The losses in the show are terrible, but the right ones. Anya’s death will always – to me – be one of the most shocking moments on TV. Totally unexpected, suddenly she is brave, fighting like a warrior, and in the blink of an eye – literally – she’s gone. Spikes death was also slightly unexpected, especially as he had a chance to get out and live. These two characters are definitely favorites in the show, but they haven’t been there since the very beginning solidly. That’s why it had to be them. We couldn’t have lost an original scooby, but it had to be people we really cared about.

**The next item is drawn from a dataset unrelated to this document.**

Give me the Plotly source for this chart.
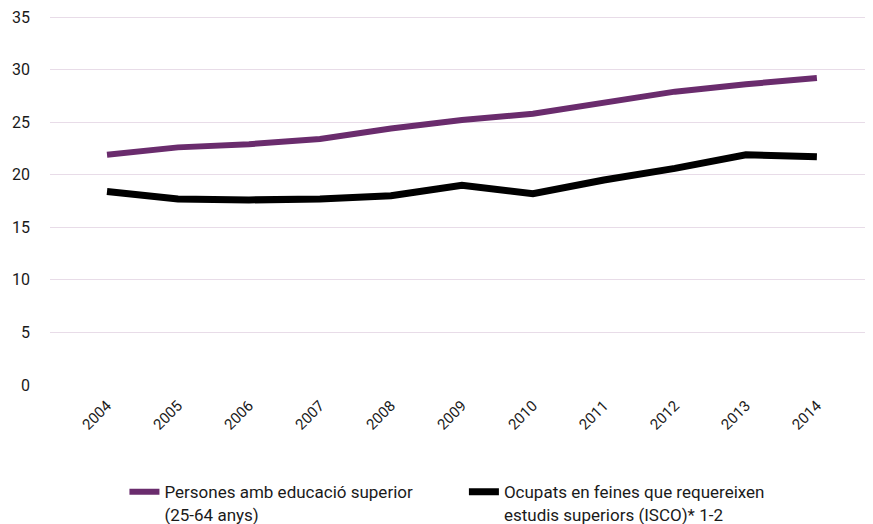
import plotly.graph_objects as go

years = [2004, 2005, 2006, 2007, 2008, 2009, 2010, 2011, 2012, 2013, 2014]
persones = [21.9, 22.6, 22.9, 23.4, 24.4, 25.2, 25.8, 26.8, 27.9, 28.6, 29.2]
ocupats = [18.4, 17.7, 17.6, 17.7, 18.0, 19.0, 18.2, 19.5, 20.6, 21.9, 21.7]
name_persones = "Persones amb educació superior<br>(25-64 anys)"
name_ocupats = "Ocupats en feines que requereixen<br>estudis superiors (ISCO)* 1-2"
y_ticks = [0, 5, 10, 15, 20, 25, 30, 35]

fig = go.Figure()
fig.add_trace(go.Scatter(x=years, y=persones, mode="lines", name=name_persones,
                         line=dict(color="#6a2c6d", width=6), legend="legend"))
fig.add_trace(go.Scatter(x=years, y=ocupats, mode="lines", name=name_ocupats,
                         line=dict(color="#000000", width=7), legend="legend2"))

leg_common = dict(orientation="v", y=-0.240, yanchor="top", valign="top",
                  font=dict(size=17, color="#1a1a1a"), itemwidth=30,
                  bgcolor="rgba(0,0,0,0)")
fig.update_layout(
    width=865, height=516,
    margin=dict(l=42, r=5, t=5, b=139, autoexpand=False),
    paper_bgcolor="white", plot_bgcolor="white",
    font=dict(family="Roboto", color="#1a1a1a"),
    showlegend=True,
    legend=dict(x=0.091, xanchor="left", **leg_common),
    legend2=dict(x=0.506, xanchor="left", **leg_common),
    xaxis=dict(range=[2004 - 0.803, 2004 + 10.72], tickmode="array", tickvals=years,
               ticktext=[str(y) for y in years], tickangle=-45, showgrid=False,
               zeroline=False, showline=False, tickfont=dict(size=15), ticks="",
               ticklabelstandoff=8),
    yaxis=dict(range=[0, 35.38], tickvals=y_ticks, showgrid=True, gridcolor="#e8dce8",
               gridwidth=1, zeroline=False, showline=False, tickfont=dict(size=16),
               ticks="", ticklabelstandoff=19, ticklabeloverflow="allow"),
)
fig.write_html("out.html")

In the final shot, we see a look on Buffy’s face that we haven’t seen since the final episode of Season 5. It’s a look of relief, of peace. In that moment – and the one on the tower – Buffy sees an end. The fighting, the pain, the loss might actually be able to stop. The loneliness and responsibility isn’t just on her now. She might even have a chance to be a little bit normal. Of course when we move onto the comics, none of this is the case. But for that moment, that’s what she sees. It’s over.

All in all, I think it ended brilliantly. There have been some really great big bads, so this needed to be one that seemed impossible to fight. But haven’t had that before? A God… An untouchable Mayor… a part demon, part man, part robotic creature… so how could it be different? How about an enemy that they have seen before on a smaller scale, with a never ending porridge pot of fighters and the ability to be any dead person they want, just to mess with your mind! It knows everything about you… your fears, hopes, dreams, secrets. Let’s bring back characters from the past – Faith, Angel, and even some that we’ve lost, reincarnated as the The First. Let’s explore the slayer line in a way that’s never been done before. Let’s learn about it. Why it was created, who created it, how does it work. Let’s pull out the stops and do things we’ve never done before! Brilliant!

Well done Joss Whedon and Co, and thank you for ending this wonderful TV show in such a wonderful way!